Carry none of the pictures over; write out the complete data exactly.

**Dataset content**
┌──

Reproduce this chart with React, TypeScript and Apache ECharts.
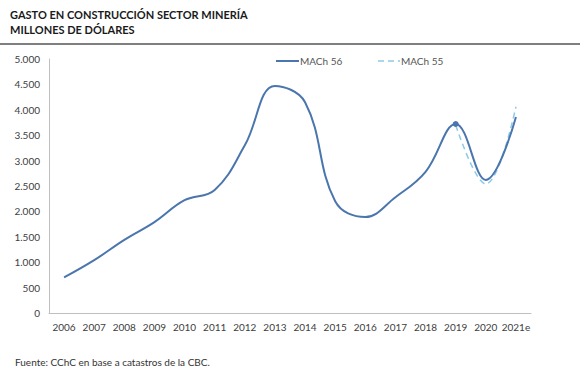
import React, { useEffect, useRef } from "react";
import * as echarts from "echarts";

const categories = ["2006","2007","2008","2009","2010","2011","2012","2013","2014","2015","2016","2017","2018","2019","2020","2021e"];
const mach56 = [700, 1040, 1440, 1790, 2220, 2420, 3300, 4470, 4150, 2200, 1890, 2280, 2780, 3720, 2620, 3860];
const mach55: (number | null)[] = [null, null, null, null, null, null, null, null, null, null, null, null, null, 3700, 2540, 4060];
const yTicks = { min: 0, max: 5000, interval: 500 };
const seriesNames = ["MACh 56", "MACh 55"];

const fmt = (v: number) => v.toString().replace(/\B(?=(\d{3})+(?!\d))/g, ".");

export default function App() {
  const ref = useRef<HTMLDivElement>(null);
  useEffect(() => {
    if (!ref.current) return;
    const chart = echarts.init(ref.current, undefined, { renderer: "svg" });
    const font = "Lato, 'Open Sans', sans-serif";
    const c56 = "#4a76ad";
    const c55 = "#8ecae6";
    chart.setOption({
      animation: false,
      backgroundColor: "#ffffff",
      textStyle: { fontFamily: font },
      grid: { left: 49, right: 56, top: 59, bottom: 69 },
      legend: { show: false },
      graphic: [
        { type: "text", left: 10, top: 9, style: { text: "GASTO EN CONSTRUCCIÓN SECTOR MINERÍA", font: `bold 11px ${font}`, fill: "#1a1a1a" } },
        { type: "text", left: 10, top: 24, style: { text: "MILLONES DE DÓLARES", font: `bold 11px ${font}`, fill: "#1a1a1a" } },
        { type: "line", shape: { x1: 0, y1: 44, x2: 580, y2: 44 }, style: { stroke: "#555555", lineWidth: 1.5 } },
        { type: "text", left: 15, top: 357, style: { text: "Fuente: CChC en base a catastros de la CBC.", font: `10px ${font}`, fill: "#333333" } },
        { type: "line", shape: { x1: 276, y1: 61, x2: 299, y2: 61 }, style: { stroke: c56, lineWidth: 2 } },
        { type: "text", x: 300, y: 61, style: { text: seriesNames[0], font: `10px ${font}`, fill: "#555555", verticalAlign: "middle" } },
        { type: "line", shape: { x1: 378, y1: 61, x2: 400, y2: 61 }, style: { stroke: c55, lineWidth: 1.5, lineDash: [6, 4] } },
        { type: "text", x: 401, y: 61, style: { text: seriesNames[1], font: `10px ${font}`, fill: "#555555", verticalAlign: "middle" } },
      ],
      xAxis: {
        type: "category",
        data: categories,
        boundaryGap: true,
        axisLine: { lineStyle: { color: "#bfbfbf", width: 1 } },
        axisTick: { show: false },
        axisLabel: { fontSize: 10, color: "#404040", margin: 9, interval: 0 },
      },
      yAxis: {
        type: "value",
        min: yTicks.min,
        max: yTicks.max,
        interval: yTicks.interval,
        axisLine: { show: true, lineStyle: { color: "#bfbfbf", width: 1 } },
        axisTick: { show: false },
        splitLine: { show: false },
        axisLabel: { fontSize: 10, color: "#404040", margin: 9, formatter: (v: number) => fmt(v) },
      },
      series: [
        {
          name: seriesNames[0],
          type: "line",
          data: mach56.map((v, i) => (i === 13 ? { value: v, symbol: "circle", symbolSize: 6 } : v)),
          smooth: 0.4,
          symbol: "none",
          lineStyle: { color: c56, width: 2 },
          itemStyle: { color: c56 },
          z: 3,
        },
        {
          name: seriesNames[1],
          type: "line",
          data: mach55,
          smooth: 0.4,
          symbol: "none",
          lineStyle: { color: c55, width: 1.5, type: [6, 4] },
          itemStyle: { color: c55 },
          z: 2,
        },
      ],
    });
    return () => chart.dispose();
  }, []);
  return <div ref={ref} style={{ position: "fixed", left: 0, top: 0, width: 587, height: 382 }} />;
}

└──

**Correct output**
Reproduce this chart with React, TypeScript and Apache ECharts.
import React, { useEffect, useRef } from "react";
import * as echarts from "echarts";

const categories = ["2006","2007","2008","2009","2010","2011","2012","2013","2014","2015","2016","2017","2018","2019","2020","2021e"];
const mach56 = [700, 1040, 1440, 1790, 2220, 2420, 3300, 4470, 4150, 2200, 1890, 2280, 2780, 3720, 2620, 3860];
const mach55: (number | null)[] = [null, null, null, null, null, null, null, null, null, null, null, null, null, 3700, 2540, 4060];
const yTicks = { min: 0, max: 5000, interval: 500 };
const seriesNames = ["MACh 56", "MACh 55"];

const fmt = (v: number) => v.toString().replace(/\B(?=(\d{3})+(?!\d))/g, ".");

export default function App() {
  const ref = useRef<HTMLDivElement>(null);
  useEffect(() => {
    if (!ref.current) return;
    const chart = echarts.init(ref.current, undefined, { renderer: "svg" });
    const font = "Lato, 'Open Sans', sans-serif";
    const c56 = "#4a76ad";
    const c55 = "#8ecae6";
    chart.setOption({
      animation: false,
      backgroundColor: "#ffffff",
      textStyle: { fontFamily: font },
      grid: { left: 49, right: 56, top: 59, bottom: 69 },
      legend: { show: false },
      graphic: [
        { type: "text", left: 10, top: 9, style: { text: "GASTO EN CONSTRUCCIÓN SECTOR MINERÍA", font: `bold 11px ${font}`, fill: "#1a1a1a" } },
        { type: "text", left: 10, top: 24, style: { text: "MILLONES DE DÓLARES", font: `bold 11px ${font}`, fill: "#1a1a1a" } },
        { type: "line", shape: { x1: 0, y1: 44, x2: 580, y2: 44 }, style: { stroke: "#555555", lineWidth: 1.5 } },
        { type: "text", left: 15, top: 357, style: { text: "Fuente: CChC en base a catastros de la CBC.", font: `10px ${font}`, fill: "#333333" } },
        { type: "line", shape: { x1: 276, y1: 61, x2: 299, y2: 61 }, style: { stroke: c56, lineWidth: 2 } },
        { type: "text", x: 300, y: 61, style: { text: seriesNames[0], font: `10px ${font}`, fill: "#555555", verticalAlign: "middle" } },
        { type: "line", shape: { x1: 378, y1: 61, x2: 400, y2: 61 }, style: { stroke: c55, lineWidth: 1.5, lineDash: [6, 4] } },
        { type: "text", x: 401, y: 61, style: { text: seriesNames[1], font: `10px ${font}`, fill: "#555555", verticalAlign: "middle" } },
      ],
      xAxis: {
        type: "category",
        data: categories,
        boundaryGap: true,
        axisLine: { lineStyle: { color: "#bfbfbf", width: 1 } },
        axisTick: { show: false },
        axisLabel: { fontSize: 10, color: "#404040", margin: 9, interval: 0 },
      },
      yAxis: {
        type: "value",
        min: yTicks.min,
        max: yTicks.max,
        interval: yTicks.interval,
        axisLine: { show: true, lineStyle: { color: "#bfbfbf", width: 1 } },
        axisTick: { show: false },
        splitLine: { show: false },
        axisLabel: { fontSize: 10, color: "#404040", margin: 9, formatter: (v: number) => fmt(v) },
      },
      series: [
        {
          name: seriesNames[0],
          type: "line",
          data: mach56.map((v, i) => (i === 13 ? { value: v, symbol: "circle", symbolSize: 6 } : v)),
          smooth: 0.4,
          symbol: "none",
          lineStyle: { color: c56, width: 2 },
          itemStyle: { color: c56 },
          z: 3,
        },
        {
          name: seriesNames[1],
          type: "line",
          data: mach55,
          smooth: 0.4,
          symbol: "none",
          lineStyle: { color: c55, width: 1.5, type: [6, 4] },
          itemStyle: { color: c55 },
          z: 2,
        },
      ],
    });
    return () => chart.dispose();
  }, []);
  return <div ref={ref} style={{ position: "fixed", left: 0, top: 0, width: 587, height: 382 }} />;
}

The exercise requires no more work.